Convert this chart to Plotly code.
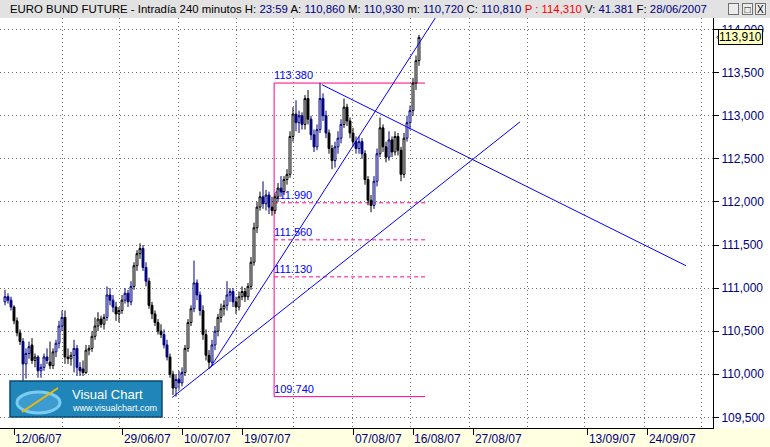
import plotly.graph_objects as go

# 240-minute bars, Euro Bund future
opens = [
    110.84, 110.90, 110.86, 110.78, 110.62, 110.48, 110.38, 110.12, 110.24, 110.34,
    110.16, 110.20, 110.04, 110.08, 110.20, 110.14, 110.10, 110.26, 110.36, 110.56,
    110.66, 110.20, 110.18, 110.22, 110.30, 110.08, 110.06, 110.02, 110.28, 110.30,
    110.44, 110.56, 110.64, 110.58, 110.66, 110.92, 110.86, 110.78, 110.70, 110.74,
    110.86, 110.94, 110.84, 111.02, 111.26, 111.40, 111.46, 111.24, 111.08, 110.80,
    110.70, 110.60, 110.50, 110.46, 110.34, 110.20, 110.00, 109.84, 109.94, 109.90,
    110.02, 110.30, 110.60, 110.76, 111.06, 110.92, 110.74, 110.46, 110.22, 110.14,
    110.34, 110.50, 110.66, 110.76, 110.80, 110.92, 110.96, 110.84, 110.78, 110.90,
    110.96, 110.90, 111.02, 111.30, 111.70, 111.94, 112.06, 111.98, 112.08, 111.94,
    111.90, 112.06, 112.16, 112.12, 112.26, 112.32, 112.76, 113.02, 112.92, 113.00,
    112.90, 113.20, 112.96, 112.78, 112.64, 112.84, 113.20, 113.00, 112.80, 112.62,
    112.48, 112.64, 112.74, 112.90, 113.10, 112.94, 112.80, 112.70, 112.62, 112.70,
    112.56, 112.26, 112.02, 111.96, 112.24, 112.56, 112.86, 112.64, 112.52, 112.72,
    112.58, 112.76, 112.60, 112.32, 112.74, 112.92, 113.06, 113.38, 113.64,
]
highs = [
    110.98, 110.94, 110.90, 110.80, 110.66, 110.52, 110.42, 110.30, 110.38, 110.42,
    110.24, 110.22, 110.12, 110.24, 110.30, 110.38, 110.30, 110.40, 110.62, 110.74,
    110.74, 110.30, 110.26, 110.40, 110.34, 110.14, 110.16, 110.34, 110.34, 110.50,
    110.66, 110.72, 110.68, 110.70, 111.02, 111.00, 110.92, 110.84, 110.78, 110.92,
    111.00, 110.98, 111.08, 111.30, 111.44, 111.52, 111.50, 111.30, 111.12, 110.84,
    110.74, 110.64, 110.58, 110.52, 110.40, 110.24, 110.04, 110.00, 110.04, 110.08,
    110.34, 110.64, 110.80, 111.32, 111.10, 110.96, 110.80, 110.52, 110.28, 110.40,
    110.56, 110.70, 110.82, 110.86, 111.08, 111.00, 111.00, 110.90, 110.96, 111.02,
    111.00, 111.06, 111.36, 111.76, 112.00, 112.12, 112.24, 112.14, 112.12, 112.06,
    112.10, 112.22, 112.30, 112.30, 112.38, 112.82, 113.10, 113.18, 113.06, 113.04,
    113.24, 113.30, 113.00, 112.84, 112.90, 113.38, 113.26, 113.06, 112.84, 112.66,
    112.70, 112.82, 112.96, 113.20, 113.14, 112.98, 112.86, 112.76, 112.76, 112.74,
    112.60, 112.30, 112.08, 112.30, 112.62, 112.98, 112.90, 112.70, 112.82, 112.76,
    112.82, 112.80, 112.64, 112.80, 113.00, 113.12, 113.44, 113.70, 113.94,
]
lows = [
    110.80, 110.82, 110.74, 110.58, 110.44, 110.34, 109.90, 109.95, 110.18, 110.12,
    110.08, 109.96, 109.96, 110.04, 110.12, 110.06, 110.06, 110.20, 110.30, 110.50,
    110.12, 110.12, 110.10, 110.02, 109.98, 109.98, 109.98, 110.00, 110.22, 110.26,
    110.40, 110.50, 110.54, 110.52, 110.62, 110.80, 110.72, 110.62, 110.60, 110.70,
    110.82, 110.78, 110.80, 110.98, 111.20, 111.34, 111.20, 111.02, 110.76, 110.64,
    110.56, 110.46, 110.42, 110.30, 110.16, 109.96, 109.76, 109.74, 109.82, 109.86,
    109.98, 110.26, 110.56, 110.72, 110.86, 110.68, 110.40, 110.16, 110.06, 110.10,
    110.28, 110.44, 110.60, 110.68, 110.74, 110.84, 110.78, 110.70, 110.74, 110.86,
    110.84, 110.86, 110.98, 111.26, 111.64, 111.90, 111.92, 111.90, 111.86, 111.84,
    111.86, 112.00, 112.06, 112.08, 112.20, 112.28, 112.70, 112.82, 112.80, 112.84,
    112.84, 112.90, 112.72, 112.58, 112.60, 112.80, 112.94, 112.74, 112.56, 112.38,
    112.40, 112.56, 112.68, 112.86, 112.88, 112.74, 112.64, 112.56, 112.56, 112.50,
    112.20, 111.96, 111.88, 111.92, 112.18, 112.52, 112.58, 112.46, 112.48, 112.52,
    112.54, 112.54, 112.24, 112.28, 112.70, 112.84, 113.00, 113.30, 113.58,
]
closes = [
    110.90, 110.86, 110.78, 110.62, 110.48, 110.38, 110.12, 110.24, 110.32, 110.16,
    110.20, 110.04, 110.08, 110.20, 110.16, 110.10, 110.26, 110.36, 110.56, 110.66,
    110.20, 110.18, 110.22, 110.30, 110.08, 110.04, 110.02, 110.28, 110.30, 110.44,
    110.56, 110.64, 110.58, 110.66, 110.92, 110.86, 110.78, 110.70, 110.74, 110.86,
    110.94, 110.84, 111.02, 111.26, 111.40, 111.46, 111.24, 111.08, 110.80, 110.70,
    110.60, 110.50, 110.46, 110.34, 110.20, 110.00, 109.84, 109.94, 109.90, 110.02,
    110.30, 110.60, 110.76, 111.06, 110.92, 110.74, 110.46, 110.22, 110.14, 110.34,
    110.50, 110.66, 110.76, 110.80, 110.92, 110.96, 110.84, 110.78, 110.90, 110.96,
    110.90, 111.02, 111.30, 111.70, 111.94, 112.06, 111.98, 112.08, 111.94, 111.90,
    112.06, 112.16, 112.12, 112.26, 112.32, 112.76, 113.02, 112.92, 113.00, 112.90,
    113.20, 112.96, 112.78, 112.64, 112.84, 113.20, 113.00, 112.80, 112.62, 112.48,
    112.64, 112.74, 112.90, 113.10, 112.94, 112.80, 112.70, 112.62, 112.70, 112.56,
    112.26, 112.02, 111.96, 112.24, 112.56, 112.86, 112.64, 112.52, 112.72, 112.58,
    112.76, 112.60, 112.32, 112.74, 112.92, 113.06, 113.38, 113.64, 113.91,
]
# bar group as drawn by the terminal: B = blue bars, K = black bars
groups = (
    "BBBKKKBBBKKBBBBKKBBBKKKBBBKKKKKKKK"
    "BBBKKKBBBKKKBBKKKKKBBKKBBBKKK"
    "BBBKKKBBKKKBBBKKKKKKKKK"
    "BBBKKKBKKKKBBBKKBBBBBBKK"
    "BBBKKKKBBBKKKBBKKKBKKKKKBBKKK"
)

date_labels = ["12/06/07", "29/06/07", "10/07/07", "19/07/07", "07/08/07",
               "16/08/07", "27/08/07", "13/09/07", "24/09/07"]
date_pos = [3, 39.3, 59.3, 79.3, 116.3, 136, 156.3, 194.3, 214.3]
grid_pos = [19, 38.3, 57.7, 77, 96.3, 115.7, 135.3, 154.7, 174, 193.3, 213, 232.3]
price_ticks = [109.5, 110.0, 110.5, 111.0, 111.5, 112.0, 112.5, 113.0, 113.5, 114.0]

# Fibonacci retracement drawn on the chart
fib_x0, fib_x1 = 89.7, 140
fib_levels = [113.38, 111.99, 111.56, 111.13, 109.74]
# trend lines: (bar0, price0, bar1, price1)
trend_lines = [
    (55.7, 109.73, 171.7, 112.93),
    (68.3, 110.07, 143.7, 114.15),
    (105.7, 113.36, 227.0, 111.26),
]
last_price = 113.91

NAVY = "#000080"
PINK = "#FF0088"
LINE_BLUE = "#0000FF"
GRID = "#707070"
FONT = "Liberation Sans, Arial, sans-serif"

fig = go.Figure()

for g, col in (("K", "#000000"), ("B", NAVY)):
    sel = [i for i in range(len(closes)) if groups[i] == g]
    fig.add_trace(go.Candlestick(
        x=sel,
        open=[opens[i] for i in sel],
        high=[highs[i] for i in sel],
        low=[lows[i] for i in sel],
        close=[closes[i] for i in sel],
        increasing=dict(line=dict(color=col, width=1), fillcolor="white"),
        decreasing=dict(line=dict(color=col, width=1), fillcolor=col),
        whiskerwidth=0,
        showlegend=False,
        hoverinfo="skip",
    ))

shapes = []
# fib box
shapes.append(dict(type="line", xref="x", yref="y", x0=fib_x0, x1=fib_x0,
                   y0=fib_levels[-1], y1=fib_levels[0], layer="below",
                   line=dict(color=PINK, width=1)))
for k, lvl in enumerate(fib_levels):
    solid = k in (0, len(fib_levels) - 1)
    shapes.append(dict(
        type="line", xref="x", yref="y", x0=fib_x0, x1=fib_x1, y0=lvl, y1=lvl,
        layer="below",
        line=dict(color=PINK, width=1, dash="solid" if solid else "4px,3px"),
        label=dict(text=f"{lvl:.3f}", textposition="start", yanchor="bottom",
                   font=dict(color=LINE_BLUE, size=11, family=FONT), padding=3),
    ))
for x0, y0, x1, y1 in trend_lines:
    shapes.append(dict(type="line", xref="x", yref="y", x0=x0, y0=y0, x1=x1, y1=y1,
                       layer="above", line=dict(color=LINE_BLUE, width=1)))

# window chrome: title bar and bottom strip
shapes.append(dict(type="rect", xref="paper", yref="paper", x0=-0.01, x1=1.09,
                   y0=1.0, y1=1.05, layer="below", line=dict(width=0),
                   fillcolor="#E2E2E2"))
shapes.append(dict(type="rect", xref="paper", yref="paper", x0=-0.01, x1=1.09,
                   y0=-0.05, y1=0, layer="below", line=dict(width=0),
                   fillcolor="#FFFFE1"))

# Visual Chart logo
lx = lambda px: px / 713
ly = lambda py: (428 - py) / 410
shapes.append(dict(type="rect", xref="paper", yref="paper", x0=lx(10), x1=lx(162),
                   y0=ly(417), y1=ly(381), layer="above",
                   line=dict(color="#0B4A70", width=1.5), fillcolor="#2085B8"))
shapes.append(dict(type="circle", xref="paper", yref="paper", x0=lx(17), x1=lx(60),
                   y0=ly(413), y1=ly(392), layer="above",
                   line=dict(color="#7CCBF2", width=3), fillcolor="rgba(90,180,230,0.5)"))
shapes.append(dict(type="line", xref="paper", yref="paper", x0=lx(22), x1=lx(58),
                   y0=ly(412), y1=ly(388), layer="above",
                   line=dict(color="#F2B700", width=2)))

ann = []
title_html = (
    "EURO BUND FUTURE - Intradía 240 minutos H: "
    f"<span style='color:{NAVY}'>23:59</span> A: "
    f"<span style='color:{NAVY}'>110,860</span> M: "
    f"<span style='color:{NAVY}'>110,930</span> m: "
    f"<span style='color:{NAVY}'>110,720</span> C: "
    f"<span style='color:{NAVY}'>110,810</span> "
    "<span style='color:#FF0000'>P : 114,310</span> V: "
    f"<span style='color:{NAVY}'>41.381</span> F: "
    f"<span style='color:{NAVY}'>28/06/2007</span>"
)
ann.append(dict(xref="paper", yref="paper", x=lx(8), y=1 + 9 / 410, xanchor="left",
                yanchor="middle", text=title_html, showarrow=False,
                font=dict(family=FONT, size=11.4, color="black")))
for px, sym in ((734, "_"), (747, "□"), (760, "X")):
    ann.append(dict(xref="paper", yref="paper", x=lx(px), y=1 + 9 / 410,
                    xanchor="center", yanchor="middle", text=sym, showarrow=False,
                    font=dict(family=FONT, size=10, color="black"),
                    bgcolor="#ECECEC", bordercolor="#707070", borderwidth=1,
                    borderpad=0, width=9, height=10))
ann.append(dict(xref="paper", yref="paper", x=lx(70), y=ly(394), xanchor="left",
                yanchor="middle", text="Visual Chart", showarrow=False,
                font=dict(family=FONT, size=13, color="white")))
ann.append(dict(xref="paper", yref="paper", x=lx(70), y=ly(408), xanchor="left",
                yanchor="middle", text="www.visualchart.com", showarrow=False,
                font=dict(family=FONT, size=9, color="white")))
# last price marker on the price axis
ann.append(dict(xref="paper", yref="y", x=lx(718), y=last_price, xanchor="left",
                yanchor="middle", text=f"{last_price:.3f}".replace(".", ","),
                showarrow=False, font=dict(family=FONT, size=12, color="black"),
                bgcolor="#FFFFC0", bordercolor="black", borderwidth=1, borderpad=0))
ann.append(dict(xref="paper", yref="y", x=lx(714), y=last_price, xanchor="left",
                yanchor="middle", text="‹", showarrow=False,
                font=dict(family=FONT, size=9, color="black")))

fig.update_layout(
    width=770, height=447,
    margin=dict(l=0, r=57, t=18, b=19),
    paper_bgcolor="white", plot_bgcolor="white",
    showlegend=False, boxgap=0.1,
    font=dict(family=FONT, size=12),
    shapes=shapes, annotations=ann,
)
fig.update_xaxes(
    range=[-1.67, 236], tickmode="array", tickvals=date_pos, ticktext=date_labels,
    ticks="outside", ticklen=6, tickcolor="black", ticklabelposition="outside right",
    tickfont=dict(size=12, color=NAVY),
    showgrid=False, zeroline=False, showline=True, linecolor="black", linewidth=1,
    minor=dict(tickmode="array", tickvals=grid_pos, showgrid=True, gridcolor=GRID,
               griddash="1px,3px", gridwidth=1, ticks=""),
    rangeslider_visible=False,
)
fig.update_yaxes(
    side="right", range=[109.376, 114.135], tickmode="array", tickvals=price_ticks,
    ticktext=[f"{v:.3f}".replace(".", ",") for v in price_ticks],
    ticks="outside", ticklen=5, tickcolor="black", tickfont=dict(size=12, color=NAVY),
    showgrid=True, gridcolor=GRID, griddash="1px,3px", gridwidth=1,
    zeroline=False, showline=True, linecolor="black", linewidth=1,
)

# the page's default body margin would shift the figure; drop it
fig.write_html("out.html", config={"displayModeBar": False},
               post_script="document.body.style.margin='0';")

(Exercise goal) Quote, please, every line of the material above from its start through the line that has "import plotly.graph_objects as go", reproducing the words exactly and dropping any images.

(Response for this exercise)
Convert this chart to Plotly code.
import plotly.graph_objects as go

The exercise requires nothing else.